In the records that follow, locate every line with "chart" and extract it.

Data entries:
** start **
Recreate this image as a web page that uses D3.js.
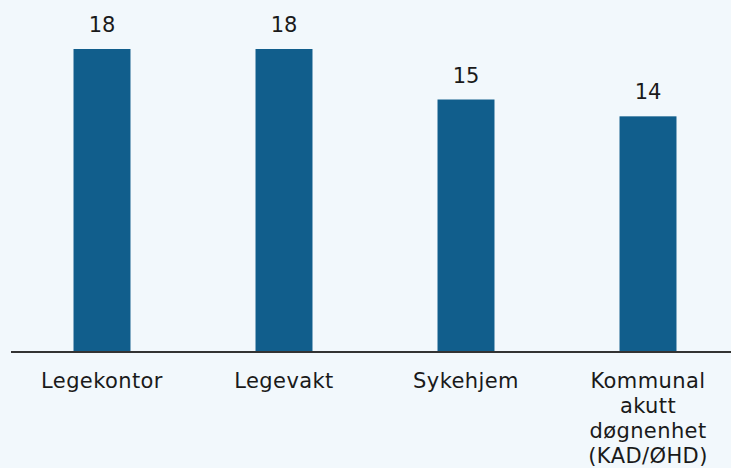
<!DOCTYPE html>
<html>
<head>
<meta charset="utf-8">
<script src="https://cdn.jsdelivr.net/npm/d3@7"></script>
<style>
  html, body { margin: 0; padding: 0; background: #f2f8fc; }
  svg { display: block; }
  text { font-family: "DejaVu Sans", sans-serif; fill: #1a1a1a; }
</style>
</head>
<body>
<svg id="chart" width="731" height="468"></svg>
<script>
// Antall per tjenestested
const categories = ["Legekontor", "Legevakt", "Sykehjem", "Kommunal akutt døgnenhet (KAD/ØHD)"];
const labelLines = [["Legekontor"], ["Legevakt"], ["Sykehjem"], ["Kommunal", "akutt", "døgnenhet", "(KAD/ØHD)"]];
const values = [18, 18, 15, 14];

const W = 731, H = 468;
const baseY = 352;
const svg = d3.select("#chart");

const x = d3.scaleBand()
  .domain(categories)
  .range([11, 739])
  .paddingInner(0.687)
  .paddingOuter(0.3435);

const y = d3.scaleLinear()
  .domain([0, 18])
  .range([baseY, 49]);

svg.selectAll("rect.bar")
  .data(values)
  .join("rect")
  .attr("class", "bar")
  .attr("x", (d, i) => x(categories[i]))
  .attr("y", d => y(d))
  .attr("width", x.bandwidth())
  .attr("height", d => baseY - y(d))
  .attr("fill", "#115e8c");

svg.selectAll("text.value")
  .data(values)
  .join("text")
  .attr("class", "value")
  .attr("x", (d, i) => x(categories[i]) + x.bandwidth() / 2)
  .attr("y", d => y(d) - 17)
  .attr("text-anchor", "middle")
  .attr("font-size", 21)
  .text(d => d);

// baseline
svg.append("line")
  .attr("x1", 11).attr("x2", W)
  .attr("y1", baseY).attr("y2", baseY)
  .attr("stroke", "#333")
  .attr("stroke-width", 2);

const labels = svg.selectAll("text.cat")
  .data(categories)
  .join("text")
  .attr("class", "cat")
  .attr("x", d => x(d) + x.bandwidth() / 2)
  .attr("y", 388)
  .attr("text-anchor", "middle")
  .attr("font-size", 21)
  .attr("letter-spacing", 0.4);

labels.each(function(d, i) {
  d3.select(this).selectAll("tspan")
    .data(labelLines[i])
    .join("tspan")
    .attr("x", x(d) + x.bandwidth() / 2)
    .attr("dy", (t, j) => j === 0 ? 0 : 25)
    .text(t => t);
});
</script>
</body>
</html>
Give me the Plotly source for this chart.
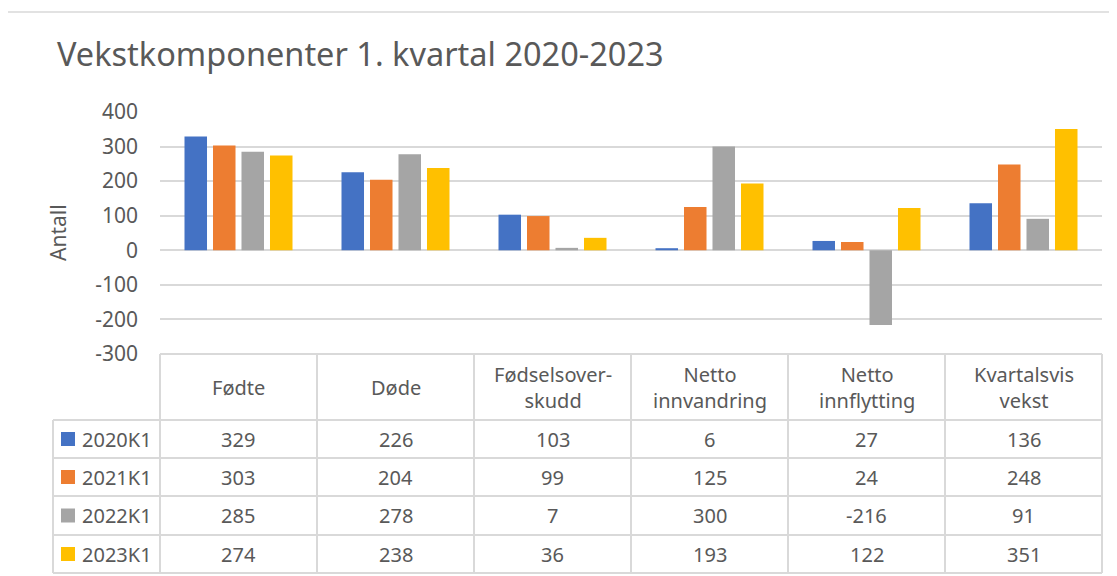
import plotly.graph_objects as go

categories = ["Fødte", "Døde", "Fødselsoverskudd", "Netto innvandring", "Netto innflytting", "Kvartalsvis vekst"]
header_labels = ["Fødte", "Døde", "Fødselsover-<br>skudd", "Netto<br>innvandring", "Netto<br>innflytting", "Kvartalsvis<br>vekst"]
series_names = ["2020K1", "2021K1", "2022K1", "2023K1"]
v2020 = [329, 226, 103, 6, 27, 136]
v2021 = [303, 204, 99, 125, 24, 248]
v2022 = [285, 278, 7, 300, -216, 91]
v2023 = [274, 238, 36, 193, 122, 351]
series_values = [v2020, v2021, v2022, v2023]
colors = ["#4472C4", "#ED7D31", "#A5A5A5", "#FFC000"]
y_ticks = [-300, -200, -100, 0, 100, 200, 300, 400]

W, H = 1117, 576
OFF = 8  # page body margin offset
FONT = "Noto Sans, Open Sans, sans-serif"
TXT = "#595959"
LINE = "#D9D9D9"


def px(x):
    return (x - OFF) / W


def py(y):
    return 1 - (y - OFF) / H


fig = go.Figure()
for name, vals, col in zip(series_names, series_values, colors):
    fig.add_trace(go.Bar(x=categories, y=vals, name=name, marker=dict(color=col, line=dict(width=0))))

plot_left, plot_right = 160, 1102
plot_top, plot_bottom = 112, 354

fig.update_layout(
    width=W, height=H,
    margin=dict(l=0, r=0, t=0, b=0, autoexpand=False),
    paper_bgcolor="white", plot_bgcolor="white",
    barmode="group", bargap=0.274, bargroupgap=0.21,
    showlegend=False,
    font=dict(family=FONT, color=TXT, size=20),
    xaxis=dict(domain=[px(plot_left), px(plot_right)], showticklabels=False, showgrid=False,
               zeroline=False, showline=False, ticks="", automargin=False),
    yaxis=dict(domain=[py(plot_bottom), py(plot_top)], range=[-300, 400], tickvals=y_ticks,
               ticktext=[str(t) for t in y_ticks], automargin=False,
               showgrid=True, gridcolor=LINE, gridwidth=1.5, zeroline=True, zerolinecolor=LINE,
               zerolinewidth=1.5, showline=False, ticks="", ticklabelstandoff=21,
               tickfont=dict(size=21, color=TXT, family=FONT)),
)

shapes = []
# outer chart border
shapes.append(dict(type="rect", xref="paper", yref="paper", x0=px(7), x1=px(W + 20), y0=py(12), y1=py(H + 20),
                   line=dict(color=LINE, width=1.5), fillcolor="rgba(0,0,0,0)"))

# table geometry
row_edges = [354, 420, 458, 496, 535, 573]
legend_left = 53
n = len(categories)
# horizontal lines
shapes.append(dict(type="line", xref="paper", yref="paper", x0=px(plot_left), x1=px(plot_right),
                   y0=py(row_edges[0]), y1=py(row_edges[0]), line=dict(color=LINE, width=2)))
for ye in row_edges[1:]:
    shapes.append(dict(type="line", xref="paper", yref="paper", x0=px(legend_left), x1=px(plot_right),
                       y0=py(ye), y1=py(ye), line=dict(color=LINE, width=2)))
# vertical lines
for i in range(n + 1):
    shapes.append(dict(type="line", xref="x domain", yref="paper", x0=i / n, x1=i / n,
                       y0=py(row_edges[0]), y1=py(row_edges[-1]), line=dict(color=LINE, width=2)))
shapes.append(dict(type="line", xref="paper", yref="paper", x0=px(legend_left), x1=px(legend_left),
                   y0=py(row_edges[1]), y1=py(row_edges[-1]), line=dict(color=LINE, width=2)))

annotations = []
# title
annotations.append(dict(text="Vekstkomponenter 1. kvartal 2020-2023", xref="paper", yref="paper",
                        x=px(55), y=py(53), xanchor="left", yanchor="middle", showarrow=False,
                        font=dict(size=32.5, color=TXT, family=FONT)))
# y axis title
annotations.append(dict(text="Antall", xref="paper", yref="paper", x=px(58), y=py(233), textangle=-90,
                        xanchor="center", yanchor="middle", showarrow=False,
                        font=dict(size=21, color=TXT, family=FONT)))
# header
hdr_y = (row_edges[0] + row_edges[1]) / 2
for cat, lab in zip(categories, header_labels):
    annotations.append(dict(text=lab, xref="x", yref="paper", x=cat, y=py(hdr_y), showarrow=False,
                            xanchor="center", yanchor="middle", font=dict(size=20, color=TXT, family=FONT)))
# rows
for r, (name, vals, col) in enumerate(zip(series_names, series_values, colors)):
    yc = (row_edges[r + 1] + row_edges[r + 2]) / 2
    shapes.append(dict(type="rect", xref="paper", yref="paper", x0=px(61), x1=px(75),
                       y0=py(yc - 7), y1=py(yc + 7), line=dict(width=0), fillcolor=col))
    annotations.append(dict(text=name, xref="paper", yref="paper", x=px(80), y=py(yc), showarrow=False,
                            xanchor="left", yanchor="middle", font=dict(size=20, color=TXT, family=FONT)))
    for cat, v in zip(categories, vals):
        annotations.append(dict(text=str(v), xref="x", yref="paper", x=cat, y=py(yc), showarrow=False,
                                xanchor="center", yanchor="middle", font=dict(size=20, color=TXT, family=FONT)))

fig.update_layout(shapes=shapes, annotations=annotations)
fig.write_html("out.html")
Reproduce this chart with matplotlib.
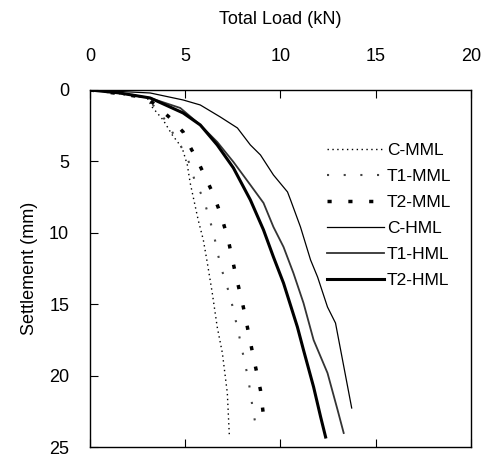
import matplotlib
matplotlib.use("Agg")
import matplotlib.pyplot as plt

plt.rcParams['font.family'] = ['Liberation Sans', 'DejaVu Sans']

# Total load (kN) and settlement (mm) for each test series
c_mml_load = [0, 1.5, 3.0, 3.26, 3.84, 4.32, 4.84, 5.11, 5.26, 5.68, 5.95, 6.16, 6.42, 6.68, 6.95, 7.21, 7.32]
c_mml_set = [0, 0.25, 0.55, 1.19, 2.10, 3.15, 4.06, 5.25, 6.51, 9.10, 10.50, 12.11, 14.22, 16.60, 18.42, 21.22, 24.30]

t1_mml_load = [0, 1.5, 3.0, 3.95, 4.47, 4.89, 5.26, 5.53, 5.95, 6.47, 6.84, 7.37, 7.79, 8.32, 8.58, 8.74]
t1_mml_set = [0, 0.25, 0.55, 2.10, 3.29, 4.20, 5.25, 6.51, 7.56, 9.94, 12.25, 14.50, 16.95, 20.31, 22.62, 23.74]

t2_mml_load = [0, 1.5, 3.0, 4.21, 4.89, 5.26, 5.68, 6.05, 6.42, 6.74, 7.00, 7.26, 7.63, 8.05, 8.58, 8.95, 9.16]
t2_mml_set = [0, 0.25, 0.55, 1.96, 2.94, 3.99, 5.04, 6.09, 7.14, 8.26, 9.31, 10.50, 12.82, 15.20, 18.70, 21.01, 23.39]

c_hml_load = [0, 1.5, 3.16, 4.89, 5.79, 6.84, 7.74, 8.42, 8.95, 9.63, 10.37, 10.53, 11.05, 11.58, 11.95, 12.47, 12.89, 13.26, 13.53, 13.74]
c_hml_set = [0, 0.1, 0.21, 0.70, 1.05, 1.89, 2.66, 3.85, 4.55, 5.95, 7.14, 7.70, 9.59, 11.90, 13.10, 15.20, 16.32, 18.91, 20.80, 22.27]

t1_hml_load = [0, 1.5, 3.16, 4.74, 5.79, 6.68, 7.53, 8.42, 9.11, 9.63, 10.16, 10.68, 11.21, 11.74, 12.47, 13.00, 13.32]
t1_hml_set = [0, 0.2, 0.56, 1.26, 2.45, 3.64, 5.04, 6.65, 7.91, 9.59, 10.99, 12.82, 14.92, 17.51, 19.82, 22.41, 24.02]

t2_hml_load = [0, 1.5, 3.16, 4.89, 5.79, 6.68, 7.53, 8.42, 9.11, 9.63, 10.16, 10.89, 11.21, 11.74, 12.11, 12.37]
t2_hml_set = [0, 0.2, 0.56, 1.61, 2.45, 3.85, 5.46, 7.70, 9.80, 11.69, 13.52, 16.60, 18.21, 20.80, 22.90, 24.30]

labels = ['C-MML', 'T1-MML', 'T2-MML', 'C-HML', 'T1-HML', 'T2-HML']
x_ticks = [0, 5, 10, 15, 20]
y_ticks = [0, 5, 10, 15, 20, 25]

fig = plt.figure(figsize=(4.87, 4.65), dpi=100)
ax = fig.add_axes([0.1848, 0.0387, 0.967 - 0.1848, 0.8065 - 0.0387])

ax.plot(c_mml_load, c_mml_set, color='black', lw=1.0, linestyle=(0, (1, 2.5)), label=labels[0])
ax.plot(t1_mml_load, t1_mml_set, color='#444444', lw=1.5, linestyle=(0, (1, 7)), label=labels[1])
ax.plot(t2_mml_load, t2_mml_set, color='black', lw=2.5, linestyle=(0, (1.2, 4.8)), label=labels[2])
ax.plot(c_hml_load, c_hml_set, color='black', lw=0.9, label=labels[3])
ax.plot(t1_hml_load, t1_hml_set, color='#333333', lw=1.3, label=labels[4])
ax.plot(t2_hml_load, t2_hml_set, color='black', lw=2.2, label=labels[5])

ax.set_xlim(0, 20)
ax.set_ylim(25, 0)
ax.set_xticks(x_ticks)
ax.set_yticks(y_ticks)
ax.xaxis.set_ticks_position('both')
ax.xaxis.set_label_position('top')
ax.tick_params(axis='x', which='both', direction='in', length=6, top=True, bottom=True,
               labeltop=True, labelbottom=False, labelsize=13, pad=18)
ax.tick_params(axis='y', which='both', direction='in', length=6, left=True, right=False,
               labelsize=13, pad=15)
ax.set_xlabel('Total Load (kN)', fontsize=13, labelpad=17)
ax.set_ylabel('Settlement (mm)', fontsize=13, labelpad=8)
for s in ax.spines.values():
    s.set_linewidth(1.0)

leg = ax.legend(loc='upper right', bbox_to_anchor=(0.98, 0.885), frameon=False, fontsize=12.5,
                handlelength=3.3, handletextpad=0.15, labelspacing=0.62, borderaxespad=0.3)

fig.savefig('out.png', dpi=100)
** end **
*COMPLETED EXERCISE*:
<svg id="chart" width="731" height="468"></svg>
const svg = d3.select("#chart");
Give me the Plotly source for this chart.
# outer chart border
Reproduce this chart with matplotlib.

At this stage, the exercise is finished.